5. Conclusion
Hikaka and Prebble’s application of autopoietic theory to tax law is helpful to rethink the value of Luhmann’s central
concept: autonomy. In this paper, however, we challenged the conclusion that autopoietic theory suffers from the consistency
problems invoked by the authors. We argued at length that their assertion based itself upon the common erroneous
interpretation of the legal system’s autonomy, as related to its capacity of not having its content affected by other systems.

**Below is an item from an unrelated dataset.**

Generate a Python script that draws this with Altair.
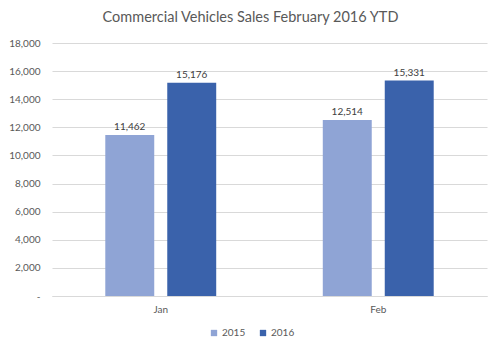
import altair as alt
import pandas as pd

months = ["Jan", "Feb"]
years = ["2015", "2016"]
sales_2015 = [11462, 12514]
sales_2016 = [15176, 15331]

rows = []
for i, m in enumerate(months):
    rows.append({"month": m, "year": "2015", "sales": sales_2015[i]})
    rows.append({"month": m, "year": "2016", "sales": sales_2016[i]})
df = pd.DataFrame(rows)

FONT = "Lato"
GREY = "#595959"

base = alt.Chart(df).encode(
    x=alt.X("month:N", sort=months, title=None,
            scale=alt.Scale(paddingInner=0.49, paddingOuter=0.245),
            axis=alt.Axis(labelAngle=0, labelFont=FONT, labelFontSize=10, labelColor=GREY,
                          ticks=False, domain=True, domainColor="#d9d9d9", labelPadding=8,
                          grid=False)),
    xOffset=alt.XOffset("year:N", sort=years,
                        scale=alt.Scale(paddingInner=0.21, paddingOuter=0)),
    y=alt.Y("sales:Q", title=None,
            scale=alt.Scale(domain=[0, 18000], nice=False),
            axis=alt.Axis(values=list(range(0, 18001, 2000)),
                          labelExpr="datum.value == 0 ? '-' : format(datum.value, ',')",
                          labelFont=FONT, labelFontSize=10, labelColor=GREY,
                          labelOverlap=False, labelFlush=False,
                          ticks=False, domain=False, gridColor="#d9d9d9", labelPadding=12)),
)

bars = base.mark_bar().encode(
    color=alt.Color("year:N", sort=years,
                    scale=alt.Scale(domain=years, range=["#8FA4D5", "#3A62AB"]),
                    legend=alt.Legend(title=None, orient="none", direction="horizontal",
                                      legendX=157, legendY=285, symbolType="square",
                                      symbolSize=40, labelFont=FONT, labelFontSize=10,
                                      labelOffset=3, labelColor=GREY, columnPadding=12,
                                      symbolStrokeWidth=0)),
)

labels = base.mark_text(dy=-8, font=FONT, fontSize=10, color="#404040").encode(
    text=alt.Text("sales:Q", format=","),
)

chart = (bars + labels).properties(
    width=435, height=253,
    title=alt.TitleParams("Commercial Vehicles Sales February 2016 YTD", font=FONT,
                          fontSize=14.5, fontWeight="normal", color=GREY, offset=13, dx=-19),
    autosize=alt.AutoSizeParams(type="none"),
    padding={"left": 52, "top": 43, "right": 13, "bottom": 54},
).configure(background="white").configure_view(stroke="transparent", strokeWidth=0)

chart.save("out.html", embed_options={"renderer": "svg", "actions": False})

Instead, I focused on the power of Luhmann’s concept of autonomy, concluding that it is well suited to re-tell the history of
the legal system vis-à-vis other social systems, but incapable of accounting for more micro legal phenomena both descriptive
and explanatorily. The value of autopoietic theory for tax law and accounting was said to rely on its power to identify which
is the crucial legal actor for tax law and accounting reform. Finally, we have shown how theorizing in tax law can be of
interest to think about public interest.
Extrapolating from the analysis of Hikaka and Prebble’s paper, I identified three main shortcomings that interdisciplinary
research in (tax) law must overcome: a deficient engagement with discipline-specific research questions and problems, a
lack of rigor in the translation of other disciplinary resources converting interdisciplinary research in a simple confirmatory
investigation, and the limited added value of interdisciplinary research due to insufficient comparison of its findings with
those of the established discipline.